Au lendemain de la première journée de l’interrogatoire du colonel, le 24 octobre 2005, plusieurs médias avaient titré « d’Arusha à Arusha ». Cette formule elliptique faisait référence aux pourparlers de paix inter-rwandais qui s’étaient déjà tenus en 1992 et 1993 dans cette ville du nord de la Tanzanie, réputée pour ses coûteux safaris et sa proximité avec le Kilimandjaro. Bagosora avait participé à ces négociations, qui s’étaient conclues par des accords de partage du pouvoir entre le parti unique, l’opposition et le FPR, dans le but de mettre un terme à la guerre civile. Des concessions inacceptables à ses yeux. Il avait alors claqué la porte de l’équipe de négociation du gouvernement rwandais. C’était le 26 décembre 1992. Des témoins avaient raconté son départ tonitruant de l’hôtel où il logeait. Surtout, ils avaient rapporté ses déclarations rageuses, qui lui valent désormais le surnom de « colonel de l’Apocalypse ». Un épisode que nous développerons dans le prochain volet de cette série consacrée au procès du cerveau du génocide.
Chronologie
1er octobre 1990 : Le FPR, composé de Rwandais-es en exil, lance une offensive militaire contre le Rwanda depuis l’Ouganda voisin. Il revendique le droit au retour des réfugié-es et un partage démocratique du pouvoir.
1991 : Le président Juvénal Habyarimana est contraint de renoncer au monopole de son parti et d’ouvrir l’échiquier politique à des partis d’opposition.

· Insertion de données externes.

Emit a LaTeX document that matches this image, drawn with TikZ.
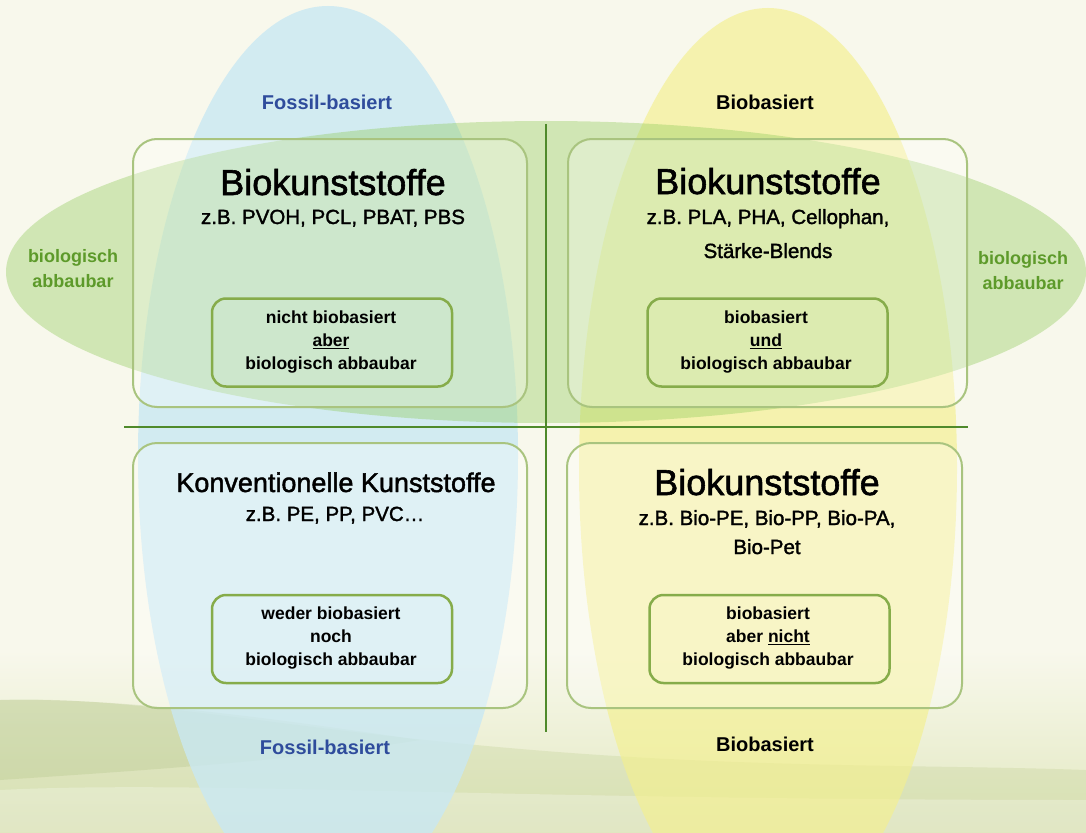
\documentclass[tikz,border=0pt]{standalone}
\usepackage{fontspec}
\setmainfont{Liberation Sans}
\newfontfamily\medfont{Liberation Sans}[FakeBold=1.6]
\definecolor{bgc}{HTML}{F8F8EC}
\definecolor{hillc}{HTML}{E2E8C0}
\definecolor{hilld}{HTML}{B7C985}
\definecolor{treec}{HTML}{9FB670}
\definecolor{bluec}{HTML}{C9E8F3}
\definecolor{yellowc}{HTML}{F4F08E}
\definecolor{greenc}{HTML}{8FCB5A}
\definecolor{outerc}{HTML}{A9C47F}
\definecolor{innerc}{HTML}{86AC4A}
\definecolor{linec}{HTML}{4F8A2B}
\definecolor{fossilc}{HTML}{2F4C9C}
\definecolor{abbauc}{HTML}{5D9A2A}
\begin{document}
\begin{tikzpicture}[x=1pt,y=-1pt,
  outerbox/.style={draw=outerc, line width=2pt, rounded corners=24pt, fill=white, fill opacity=0.3, inner sep=0pt},
  innerbox/.style={draw=innerc, line width=2.5pt, rounded corners=14pt, minimum width=240pt, minimum height=88pt, inner sep=0pt},
  titletxt/.style={anchor=base, inner sep=0pt, font=\medfont\fontsize{36}{40}\selectfont},
  subtxt/.style={anchor=base, inner sep=0pt, font=\medfont\fontsize{20.5}{24}\selectfont},
  innertxt/.style={align=center, inner sep=0pt, font=\fontsize{17.5}{23}\selectfont\bfseries},
  fossiltxt/.style={anchor=base, inner sep=0pt, text=fossilc, font=\fontsize{20}{24}\selectfont\bfseries},
  biotxt/.style={anchor=base, inner sep=0pt, font=\fontsize{20}{24}\selectfont\bfseries},
  abbautxt/.style={align=center, inner sep=0pt, text=abbauc, font=\fontsize{18}{25}\selectfont\bfseries},
  quadline/.style={draw=linec, line width=2pt}
]
\useasboundingbox (0,0) rectangle (1086,832);
% background
\fill[bgc] (0,0) rectangle (1086,832);
\shade[top color=bgc, bottom color=hillc] (0,650) rectangle (1086,832);
\fill[hilld, opacity=0.25] (0,700) .. controls (150,695) and (300,735) .. (600,755) .. controls (800,768) and (950,765) .. (1086,770) -- (1086,832) -- (0,832) -- cycle;
\fill[treec, opacity=0.22] (0,700) .. controls (120,698) and (250,715) .. (420,740) .. controls (300,760) and (150,770) .. (0,780) -- cycle;
\fill[white, opacity=0.25] (0,790) .. controls (200,780) and (500,800) .. (1086,800) -- (1086,832) -- (0,832) -- cycle;
% ellipses
\fill[bluec, opacity=0.8] (328,456) ellipse [x radius=190pt, y radius=450pt];
\fill[yellowc, opacity=0.65] (768,468) ellipse [x radius=189pt, y radius=460pt];
\fill[greenc, opacity=0.38] (546,272) ellipse [x radius=540pt, y radius=151pt];
% quadrant lines
\coordinate (vtop) at (546,124);
\coordinate (vbot) at (546,732);
\coordinate (hleft) at (124,427);
\coordinate (hright) at (968,427);
\draw[quadline] (vtop) -- (vbot);
\draw[quadline] (hleft) -- (hright);
% outer boxes
\node[outerbox, minimum width=394pt, minimum height=268pt] (otl) at (330,273) {};
\node[outerbox, minimum width=399pt, minimum height=268pt] (otr) at (767.5,273) {};
\node[outerbox, minimum width=394pt, minimum height=265pt] (obl) at (330,575.5) {};
\node[outerbox, minimum width=395pt, minimum height=265pt] (obr) at (764.5,575.5) {};
% inner boxes
\node[innerbox] (itl) at (332,342.5) {};
\node[innerbox] (itr) at (767.5,342.5) {};
\node[innerbox] (ibl) at (332,639) {};
\node[innerbox] (ibr) at (769.5,639) {};
% titles
\node[titletxt] (ttl) at (333,195) {Biokunststoffe};
\node[subtxt] (stl) at (333,224) {z.B. PVOH, PCL, PBAT, PBS};
\node[titletxt] (ttr) at (768,194) {Biokunststoffe};
\node[subtxt] (str1) at (768,224) {z.B. PLA, PHA, Cellophan,};
\node[subtxt] (str2) at (768,258) {Stärke-Blends};
\node[titletxt, font=\medfont\fontsize{27}{30}\selectfont] (tbl) at (336,492) {Konventionelle Kunststoffe};
\node[subtxt] (sbl) at (335,521) {z.B. PE, PP, PVC…};
\node[titletxt] (tbr) at (767,495) {Biokunststoffe};
\node[subtxt] (sbr1) at (767,525) {z.B. Bio-PE, Bio-PP, Bio-PA,};
\node[subtxt] (sbr2) at (767,554) {Bio-Pet};
% inner texts
\node[innertxt] (xtl) at (331,342.5) {nicht biobasiert\\\underline{aber}\\biologisch abbaubar};
\node[innertxt] (xtr) at (766,342.5) {biobasiert\\\underline{und}\\biologisch abbaubar};
\node[innertxt] (xbl) at (331,638.5) {weder biobasiert\\noch\\biologisch abbaubar};
\node[innertxt] (xbr) at (768,638.5) {biobasiert\\aber \underline{nicht}\\biologisch abbaubar};
% labels
\node[fossiltxt] (ftop) at (327,110) {Fossil-basiert};
\node[fossiltxt] (fbot) at (325,754) {Fossil-basiert};
\node[biotxt] (btop) at (765,110) {Biobasiert};
\node[biotxt] (bbot) at (765,751) {Biobasiert};
\node[abbautxt] (aleft) at (73,268.5) {biologisch\\abbaubar};
\node[abbautxt] (aright) at (1023,271) {biologisch\\abbaubar};
\end{tikzpicture}
\end{document}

6 avril 1994 : Le Falcon 50 du président rwandais est abattu alors qu’il va atterrir à Kigali. À son bord se trouvait également le président burundais, Cyprien Ntaryamira. Cet attentat est le signal déclencheur du génocide.
7 avril 1994 : Agathe Uwilingiyimana, première ministre depuis juillet 1993, et d’autres personnalités politiques hutues sont assassinées, ainsi que dix Casques bleus belges chargés de sa protection.
21 avril 1994 : Le Conseil de sécurité de l’ONU décide de réduire les effectifs de la Mission des Nations unies pour l’assistance au Rwanda (Minuar) de 2.500 à 250 hommes.
17 juillet 1994 : Le FPR contrôle l’essentiel du pays et met fin au génocide. En trois mois et dix jours, 800.000 Tutsi-es et des Hutu-es dits modéré-es ont été assassiné-es. Plus d’un million de Rwandais-es fuient vers le Zaïre, dont les responsables du génocide.
8 novembre 1994 : Le Conseil de sécurité des Nations unies met en place le Tribunal pénal pour le Rwanda pour « juger les personnes présumées responsables d’actes de génocide et d’autres violations graves du droit international humanitaire commises sur le territoire du Rwanda et les citoyens rwandais présumés responsables de tels actes ou violations du droit international commis sur le territoire d’États voisins entre le 1er janvier et le 31 décembre 1994 ». Le siège du tribunal est fixé à Arusha, en Tanzanie.